High gear on a Model T is 1:1 straight through the transmission so it can’t reverse direction. I think maybe they put the differential guts in backwards.

40 years ago, when I was teaching school, I had a summer job twisting wrenches for the local Ford dealer. I used to drive my Model A or Model T to work a couple of times a week. Usually the help was asked to park out back, but the owner asked me to park those cars prominently out front. One day I failed to finish a job on a customer’s car. (That’s another long story.) The service manager told me that the customer had been waiting all afternoon. HE wasn’t going to tell him his car wasn’t done. I was. So I explained the situation to the customer, and offered him a ride home. As we approached my Model T, he asked “Is THAT your car”? He was quite happy to get a ride, and told stories of how the crew of six full sized men he worked with in the 1920s would pile into a crowded Model T touring car, and drive it 28 miles CROSS COUNTRY to an oil field where they built wooden drilling derricks all day. I’ve seen pictures. There were hundreds of those wooden derricks. Then they’d pile back in and go back to town. He said there were no roads, just a rutted path to follow, streams to ford, and mud, lots of mud. About every six months the guys would chip in an buy another Model T for just under $400. They were buying them from the same Ford dealer I was working for about 50 years later. Their used ones were completely used up. Sheet metal, coming unpinned from the wooden body’s frame. They’d just push them off into a ravine, and drive away in the new car.

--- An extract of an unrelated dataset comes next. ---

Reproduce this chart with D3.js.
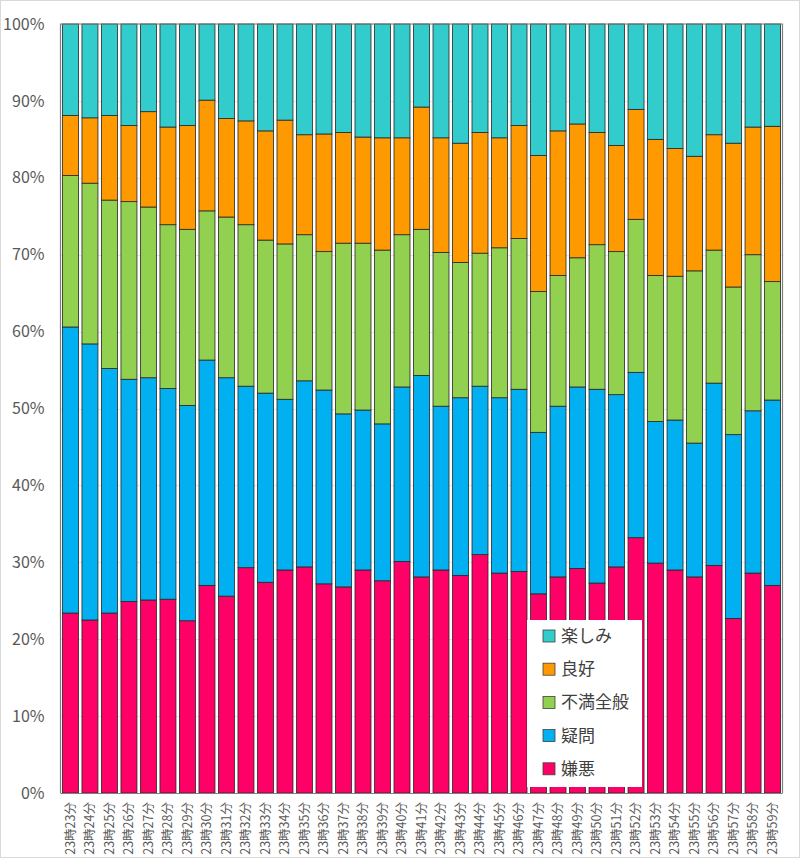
<!DOCTYPE html>
<html><head><meta charset="utf-8">
<script src="https://cdn.jsdelivr.net/npm/d3@7"></script>
<style>
html,body{margin:0;padding:0;background:#fff;}
svg{display:block;font-family:"Noto Sans CJK JP","Noto Sans",sans-serif;}
</style></head>
<body>
<svg id="chart" width="800" height="858"></svg>
<script>
const categories = ["23時23分","23時24分","23時25分","23時26分","23時27分","23時28分","23時29分","23時30分","23時31分","23時32分","23時33分","23時34分","23時35分","23時36分","23時37分","23時38分","23時39分","23時40分","23時41分","23時42分","23時43分","23時44分","23時45分","23時46分","23時47分","23時48分","23時49分","23時50分","23時51分","23時52分","23時53分","23時54分","23時55分","23時56分","23時57分","23時58分","23時59分"];
const seriesNames = ["嫌悪","疑問","不満全般","良好","楽しみ"];
const kenoValues   = [23.4,22.5,23.4,24.9,25.1,25.2,22.4,27.0,25.6,29.3,27.4,29.0,29.4,27.2,26.8,29.0,27.6,30.1,28.1,29.0,28.3,31.0,28.6,28.8,25.9,28.1,29.2,27.3,29.4,33.2,29.9,29.0,28.1,29.6,22.7,28.6,27.0];
const gimonValues  = [37.2,35.9,31.8,28.9,28.9,27.4,28.0,29.3,28.4,23.6,24.6,22.2,24.2,25.2,22.5,20.8,20.4,22.7,26.2,21.3,23.1,21.9,22.8,23.7,21.0,22.2,23.6,25.2,22.4,21.5,18.4,19.5,17.4,23.7,23.9,21.1,24.1];
const fumanValues  = [19.7,20.9,21.9,23.1,22.2,21.3,22.9,19.4,20.9,21.0,19.9,20.2,19.0,18.0,22.2,21.7,22.6,19.8,19.0,20.0,17.6,17.3,19.5,19.6,18.3,17.0,16.8,18.8,18.6,19.9,19.0,18.7,22.4,17.3,19.2,20.3,15.4];
const ryokoValues  = [7.8,8.5,11.0,9.9,12.4,12.7,13.5,14.4,12.8,13.5,14.2,16.1,13.0,15.3,14.4,13.8,14.6,12.6,15.9,14.9,15.5,15.7,14.3,14.7,17.7,18.8,17.4,14.6,13.8,14.3,17.7,16.6,14.9,15.0,18.7,16.6,20.2];
const tanoValues   = [11.9,12.2,11.9,13.2,11.4,13.4,13.2,9.9,12.3,12.6,13.9,12.5,14.4,14.3,14.1,14.7,14.8,14.8,10.8,14.8,15.5,14.1,14.8,13.2,17.1,13.9,13.0,14.1,15.8,11.1,15.0,16.2,17.2,14.4,15.5,13.4,13.3];
const yTickValues = [0,0.1,0.2,0.3,0.4,0.5,0.6,0.7,0.8,0.9,1.0];
const yTickLabels = ["0%","10%","20%","30%","40%","50%","60%","70%","80%","90%","100%"];
const colors = ["#FF0066","#00B0F0","#92D050","#FF9900","#33CCCC"];

(function(){
const seriesValues = [kenoValues, gimonValues, fumanValues, ryokoValues, tanoValues];
const table = categories.map((c,i)=>{
  const row = {cat:c};
  seriesNames.forEach((s,j)=>row[s]=seriesValues[j][i]);
  return row;
});

const svg = d3.select("#chart");
const W=800,H=858;
const pL=60.5, pR=782.5, pT=24, pB=793;

svg.append("rect").attr("x",0.5).attr("y",0.5).attr("width",W-1).attr("height",H-1)
  .attr("fill","#fff").attr("stroke","#D9D9D9");

const x = d3.scaleBand().domain(categories).range([pL,pR]).paddingInner(0.18).paddingOuter(0.1);
const y = d3.scaleLinear().domain([0,1]).range([pB,pT]);

svg.append("g").selectAll("line").data(yTickValues).join("line")
  .attr("x1",pL).attr("x2",pR)
  .attr("y1",d=>Math.round(y(d))+0.5).attr("y2",d=>Math.round(y(d))+0.5)
  .attr("stroke","#E6E6E6").attr("stroke-width",1);

const stack = d3.stack().keys(seriesNames).offset(d3.stackOffsetExpand);
const stacked = stack(table);

svg.append("g").selectAll("g").data(stacked).join("g")
  .attr("fill",(d,i)=>colors[i])
  .selectAll("rect").data(d=>d).join("rect")
  .attr("x",d=>x(d.data.cat))
  .attr("width",x.bandwidth())
  .attr("y",d=>y(d[1]))
  .attr("height",d=>y(d[0])-y(d[1]))
  .attr("stroke","#262626").attr("stroke-width",0.8);

svg.append("path")
  .attr("d",`M${pL},${pB}V${pT}H${pR}V${pB}`)
  .attr("fill","none").attr("stroke","#7F7F7F").attr("stroke-width",1.2);
svg.append("line").attr("x1",pL).attr("x2",pR).attr("y1",pB+0.5).attr("y2",pB+0.5)
  .attr("stroke","#7F7F7F").attr("stroke-width",1.2);

const yAxis = d3.axisLeft(y).tickValues(yTickValues).tickFormat((d,i)=>yTickLabels[i]).tickSize(0).tickPadding(16);
const gy = svg.append("g").attr("transform",`translate(${pL},0)`).call(yAxis);
gy.select(".domain").remove();
gy.selectAll("text").attr("fill","#595959").style("font-size","16px")
  .style("font-family","'Noto Sans CJK JP',sans-serif");

const xAxis = d3.axisBottom(x).tickSize(0).tickPadding(0);
const gx = svg.append("g").attr("transform",`translate(0,${pB})`).call(xAxis);
gx.select(".domain").remove();
gx.selectAll("text")
  .attr("transform","rotate(-90)")
  .attr("x",-9).attr("y",0).attr("dy","0.35em")
  .attr("text-anchor","end")
  .attr("fill","#595959").style("font-size","12.5px")
  .style("font-family","'Noto Sans CJK JP',sans-serif");

const lg = svg.append("g");
lg.append("rect").attr("x",527).attr("y",620).attr("width",115).attr("height",167).attr("fill","#fff");
const legendOrder = seriesNames.map((s,i)=>({name:s,color:colors[i]})).reverse();
const items = lg.selectAll("g.item").data(legendOrder).join("g").attr("class","item")
  .attr("transform",(d,i)=>`translate(543,${636+i*33.2})`);
items.append("rect").attr("x",0).attr("y",-6).attr("width",12).attr("height",12)
  .attr("fill",d=>d.color).attr("stroke","#404040").attr("stroke-width",0.8);
items.append("text").attr("x",18).attr("y",0).attr("dy","0.35em")
  .attr("fill","#404040").style("font-size","17px").text(d=>d.name);
})();
</script>
</body></html>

Quoting @the_same_mountainbike

“Compare the Mosel T to other designs of that era and it’s quite advanced.”

I have made that comparison many times, and I must respectfully disagree. While the Model T's planetary transmission has been likened to a two speed automatic, it wasn't automatic at all. The transmission was shifted by a lever on the left, and foot pedals on the floor. Other cars of the era (1909 to 1927) used geared transmissions, mostly three speeds, and foot operated clutches. Those were were quite similar to today's manual transmissions. Henry Ford had to be practically dragged into the late 1920's when the Model A debuted. He didn't want change. He was satisfied with the Model T, although he did allow colors other than black toward the end of the T's long run.

What the Model T was, was cheap. It did put America on wheels, but advanced it wasn’t, unless you compare it to a horse and buggy.